Israeli Arab human rights leader to address MPs in Commons on Monday June 1st
This is one of the most egregious examples of ethnic cleansing since the state of Israel was founded: an entire Israeli Arab village is to be demolished so that an Israeli Jewish village with the same name can be built on its ruins.
The 700 Arab residents of Umm Al Hiran have lived in the village for nearly 60 years, having been ordered to move there by the Israeli military commander of the Negev who gave them a lease to build a village, farm the land and graze their sheep.
The Israeli Supreme Court ruled by 2-1 that the state had the right to demolish the entire village and overruled a proposal from the third judge, Daphne Barak-Erez, that the villagers should be offered a plot of land to build their own houses in the new Jewish village of Hiran.
The local court in Kiryat Gat near is expected to approve the eviction notices at the end of May allowing the Israeli Army to move in with their D9 bulldozers to clear the site.
Thirty Jewish settler families are currently living in portakabins a couple of kilometres away waiting for the new houses to be built so they can move in.
The Arab village leaders have behaved with remarkable forbearance, inviting the settlers’ leader over for coffee to see if they can hammer out a compromise solution.
They told them there is no need for demolitions or evictions as there is room for both. “We are not against them living here, but we want to stay here too and live together with them as neighbours,” says Atwa Abu Alkia’n for the villagers.
They point out that there is plenty of space – 3¼ million acres – in the Negev and the settlers don’t need to move to the one small area where they are living.
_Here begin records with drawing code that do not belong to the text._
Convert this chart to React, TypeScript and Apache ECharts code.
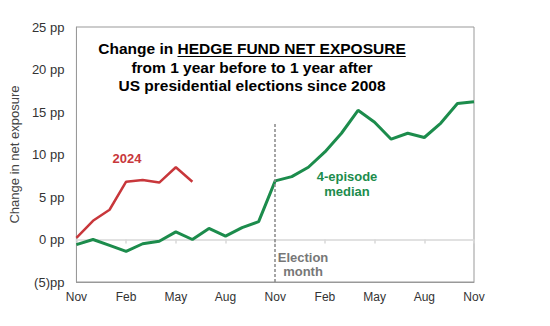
import React, { useEffect, useRef } from "react";
import * as echarts from "echarts";

const months = [
  "Nov", "Dec", "Jan", "Feb", "Mar", "Apr", "May", "Jun", "Jul", "Aug", "Sep", "Oct",
  "Nov", "Dec", "Jan", "Feb", "Mar", "Apr", "May", "Jun", "Jul", "Aug", "Sep", "Oct", "Nov",
];
const medianSeries = [
  -0.6, 0.0, -0.7, -1.4, -0.5, -0.2, 0.9, 0.0, 1.3, 0.4, 1.4, 2.1, 6.9,
  7.4, 8.5, 10.3, 12.5, 15.2, 13.8, 11.8, 12.5, 12.0, 13.7, 16.0, 16.2,
];
const series2024 = [0.2, 2.2, 3.5, 6.8, 7.0, 6.7, 8.5, 6.8];
const yTicks = { min: -5, max: 25, interval: 5 };
const electionIndex = 12;
const electionLineTop = 13.7;

const FONT = '"Liberation Sans", Arial, sans-serif';
const RED = "#c8373b";
const GREEN = "#1c8c4c";

export default function App() {
  const ref = useRef<HTMLDivElement>(null);
  useEffect(() => {
    document.body.style.margin = "0";
    const chart = echarts.init(ref.current!, null, { renderer: "svg" });

    const titleFont = `bold 15.5px ${FONT}`;
    const ctx = document.createElement("canvas").getContext("2d")!;
    ctx.font = titleFont;
    const t1 = "Change in ";
    const t2 = "HEDGE FUND NET EXPOSURE";
    const w1 = ctx.measureText(t1).width;
    const w2 = ctx.measureText(t2).width;
    const cx = 252;
    const sx = cx - (w1 + w2) / 2;

    const txt = (text: string, x: number, y: number, font: string, fill: string, align = "center") => ({
      type: "text",
      x,
      y,
      silent: true,
      style: {
        text,
        font,
        fill,
        align,
        textAlign: align,
        verticalAlign: "middle",
        textVerticalAlign: "middle",
      },
    });

    chart.setOption({
      animation: false,
      grid: { left: 75, top: 27, right: 76, bottom: 44, show: true, borderColor: "#999", borderWidth: 1 },
      xAxis: [
        {
          type: "category",
          data: months,
          boundaryGap: false,
          position: "bottom",
          axisLine: { show: true, onZero: false, lineStyle: { color: "#999" } },
          axisTick: { show: false },
          axisLabel: {
            interval: 2,
            color: "#333",
            fontSize: 12,
            fontFamily: FONT,
            margin: 9,
          },
          splitLine: { show: false },
        },
        {
          type: "category",
          data: months,
          boundaryGap: false,
          position: "top",
          axisLine: { show: true, onZero: true, lineStyle: { color: "#d8d8d8", width: 1.5 } },
          axisTick: { show: true, inside: true, interval: 2, length: 4, lineStyle: { color: "#d8d8d8", width: 1.5 } },
          axisLabel: { show: false },
          splitLine: { show: false },
        },
      ],
      yAxis: {
        type: "value",
        min: yTicks.min,
        max: yTicks.max,
        interval: yTicks.interval,
        name: "Change in net exposure",
        nameLocation: "middle",
        nameGap: 45,
        nameTextStyle: { color: "#444", fontSize: 13, fontFamily: FONT },
        axisLine: { show: true, lineStyle: { color: "#999" } },
        axisTick: { show: false },
        axisLabel: {
          color: "#333",
          fontSize: 13,
          fontFamily: FONT,
          margin: 12,
          formatter: (v: number) => (v < 0 ? `(${-v})pp` : `${v} pp`),
        },
        splitLine: { show: false },
      },
      series: [
        {
          type: "line",
          data: medianSeries,
          symbol: "none",
          lineStyle: { color: GREEN, width: 3 },
          z: 3,
          markLine: {
            silent: true,
            symbol: ["none", "none"],
            label: { show: false },
            lineStyle: { color: "#888", type: [3, 2], width: 1.5 },
            data: [[{ coord: [electionIndex, yTicks.min] }, { coord: [electionIndex, electionLineTop] }]],
          },
        },
        {
          type: "line",
          data: series2024,
          symbol: "none",
          lineStyle: { color: RED, width: 2.5 },
          z: 4,
        },
      ],
      graphic: [
        txt(t1, sx, 48, titleFont, "#000", "left"),
        txt(t2, sx + w1, 48, titleFont, "#000", "left"),
        {
          type: "line",
          silent: true,
          shape: { x1: sx + w1, y1: 56.5, x2: sx + w1 + w2, y2: 56.5 },
          style: { stroke: "#000", lineWidth: 1.2 },
        },
        txt("from 1 year before to 1 year after", cx, 67, titleFont, "#000"),
        txt("US presidential elections since 2008", cx, 85, titleFont, "#000"),
        txt("2024", 127, 158, `bold 13px ${FONT}`, RED),
        txt("4-episode", 347, 176, `bold 13px ${FONT}`, GREEN),
        txt("median", 347, 191, `bold 13px ${FONT}`, GREEN),
        txt("Election", 303, 257, `bold 13px ${FONT}`, "#777"),
        txt("month", 303, 271, `bold 13px ${FONT}`, "#777"),
      ],
    });
    return () => chart.dispose();
  }, []);
  return <div ref={ref} style={{ width: 550, height: 326 }} />;
}
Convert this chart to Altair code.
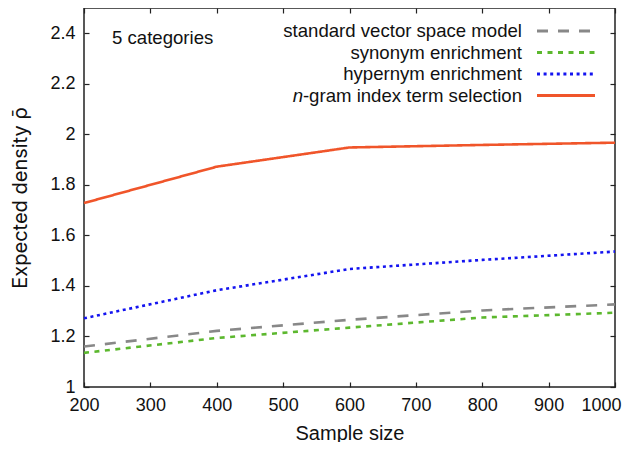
import altair as alt
import pandas as pd

# ---- data ----
sample_sizes = [200, 400, 600, 800, 1000]
series_names = [
    "standard vector space model",
    "synonym enrichment",
    "hypernym enrichment",
    "n-gram index term selection",
]
standard_vsm = [1.160, 1.222, 1.266, 1.303, 1.327]
synonym_enr = [1.135, 1.194, 1.235, 1.275, 1.294]
hypernym_enr = [1.272, 1.383, 1.467, 1.503, 1.536]
ngram_sel = [1.728, 1.872, 1.948, 1.958, 1.967]

legend_labels = [
    "standard vector space model",
    "synonym enrichment",
    "hypernym enrichment",
    "-gram index term selection",
]
x_ticks = [200, 300, 400, 500, 600, 700, 800, 900, 1000]
y_ticks = [1, 1.2, 1.4, 1.6, 1.8, 2, 2.2, 2.4]

colors = ["#888888", "#5cb82e", "#1414f0", "#f0552a"]
dashes = [[11, 10], [5, 5.5], [3, 3.6], [1, 0]]

W, H = 531, 379
FONT = "Liberation Sans"

rows = []
for name, vals in zip(series_names, [standard_vsm, synonym_enr, hypernym_enr, ngram_sel]):
    for s, v in zip(sample_sizes, vals):
        rows.append({"series": name, "size": s, "rho": v})
df = pd.DataFrame(rows)

leg_df = pd.DataFrame({"series": series_names, "label": legend_labels})

color_enc = alt.Color("series:N", scale=alt.Scale(domain=series_names, range=colors), legend=None)
dash_enc = alt.StrokeDash("series:N", scale=alt.Scale(domain=series_names, range=dashes), legend=None)

xscale = alt.Scale(domain=[200, 1000], nice=False, zero=False)
yscale = alt.Scale(domain=[1, 2.5], nice=False, zero=False)

tick_common = dict(labels=False, domain=False, grid=False, title=None, ticks=True,
                   tickSize=5, tickColor="#222222", tickWidth=1.2)

lines = alt.Chart(df).mark_line(strokeWidth=2.6).encode(
    x=alt.X("size:Q", scale=xscale,
            axis=alt.Axis(values=x_ticks, format="d", title="Sample size", grid=False,
                          domain=False, ticks=False, tickSize=0, labelPadding=9,
                          labelFlush=False, labelOverlap=False, titlePadding=9,
                          labelAlign=alt.expr("datum.value >= 1000 ? 'right' : 'center'"),
                          labelOffset=alt.expr("datum.value >= 1000 ? 6 : 0"))),
    y=alt.Y("rho:Q", scale=yscale,
            axis=alt.Axis(values=y_ticks, format="~g", title="Expected density \u03c1\u0304",
                          titleFont="Inter", grid=False, domain=False, ticks=False, tickSize=0,
                          labelFlush=False, labelOverlap=False,
                          labelPadding=9, titlePadding=19)),
    color=color_enc,
    strokeDash=dash_enc,
    order="size:Q",
)

# inward ticks at bottom and left edges
ticks_bl = alt.Chart(df).mark_line(opacity=0).encode(
    x=alt.X("size:Q", scale=xscale,
            axis=alt.Axis(orient="top", offset=-H, values=x_ticks, **tick_common)),
    y=alt.Y("rho:Q", scale=yscale,
            axis=alt.Axis(orient="right", offset=-W, values=y_ticks, **tick_common)),
    detail="series:N",
)
# inward ticks at top and right edges
ticks_tr = alt.Chart(df).mark_line(opacity=0).encode(
    x=alt.X("size:Q", scale=xscale,
            axis=alt.Axis(orient="bottom", offset=-H, values=x_ticks, **tick_common)),
    y=alt.Y("rho:Q", scale=yscale,
            axis=alt.Axis(orient="left", offset=-W, values=y_ticks, **tick_common)),
    detail="series:N",
)

leg_y = alt.Y("series:N", sort=series_names,
              scale=alt.Scale(type="point", domain=series_names, range=[23, 87.5], padding=0),
              axis=None)

leg_text = alt.Chart(leg_df).mark_text(align="right", baseline="middle", fontSize=18.6,
                                       font=FONT, color="#111111").encode(
    x=alt.value(438), y=leg_y, text="label:N")

leg_n = alt.Chart(leg_df).transform_filter(
    alt.datum.series == series_names[3]
).mark_text(align="right", baseline="middle", fontSize=18.6, font=FONT,
            fontStyle="italic", color="#111111").encode(
    x=alt.value(219), y=leg_y, text=alt.value("n"))

leg_swatch = alt.Chart(leg_df).mark_rule(strokeWidth=3).encode(
    x=alt.value(453), x2=alt.value(511), y=leg_y,
    color=color_enc, strokeDash=dash_enc)

note = alt.Chart(pd.DataFrame({"t": ["5 categories"]})).mark_text(
    align="left", baseline="middle", fontSize=18.6, font=FONT, color="#111111").encode(
    x=alt.value(28), y=alt.value(30), text="t:N")

chart = alt.layer(lines, ticks_bl, ticks_tr, leg_swatch, leg_text, leg_n, note).resolve_scale(
    x="independent", y="independent"
).properties(
    width=W, height=H,
    autosize=alt.AutoSizeParams(type="none"),
    padding={"left": 76, "top": 0, "right": 7, "bottom": 55},
).configure_view(
    stroke="#222222", strokeWidth=1.5
).configure_axis(
    labelFont=FONT, titleFont=FONT, labelFontSize=18, titleFontSize=20,
    labelColor="#111111", titleColor="#111111", titleFontWeight="normal",
)

chart.save("out.html", embed_options={"renderer": "svg", "actions": False})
At the time of Israel’s war of independence in 1948 the villagers were thrown out of their ancestral village in a more fertile area in the Western Negev to make way for a Jewish kibbutz as part of the drive to “make the desert bloom”.
In 1956 they were forcibly moved again to the less fertile northern Negev where they rebuilt their village and its sister village Atir. “It was a desert with no roads, water, houses or services. We built the village. We invested in the houses, the roads and the water pipes. Life has been tough, but we worked hard to develop this place into a beautiful and wonderful village,” said the village sheikh.
Like all the other “unrecognised” villages in the Negev, Umm Al Hiran is provided with no mains electricity, no paved roads, no water, no sanitation. They have to do their best buying water from tankers and using solar panels for intermittent power.
This is not because it is remote. The Jewish Israeli owner of a dog-kennel only 800 metres away is provided with all services. The Israelis do this solely to make life difficult for Arab villagers in the hope that they will move.
Nor is it a question of money. When the villagers try to pave the roads, army bulldozers break them up; when they install water pipes, they are disconnected; when they build stone houses, they are demolished. The Israelis want the buildings to look temporary, ramshackle, worthless.
This makes it easier for the Israelis to sustain the myth that the villagers are Bedouin nomads who originate from other countries. In fact it is historically verifiable that their families have lived in the Negev for hundreds if not thousands of years.
While they are all proud of their Bedouin heritage and while a few are still engaged in the traditional Bedouin occupation of sheep-farming, the village also has lawyers, teachers and doctors among its 700 residents.
This is Israel expelling its own citizens, simply because of their race. Only the international community can save the village of Umm Al Hiran. Britain could play a leading role if it protested strongly enough to the new Israeli government.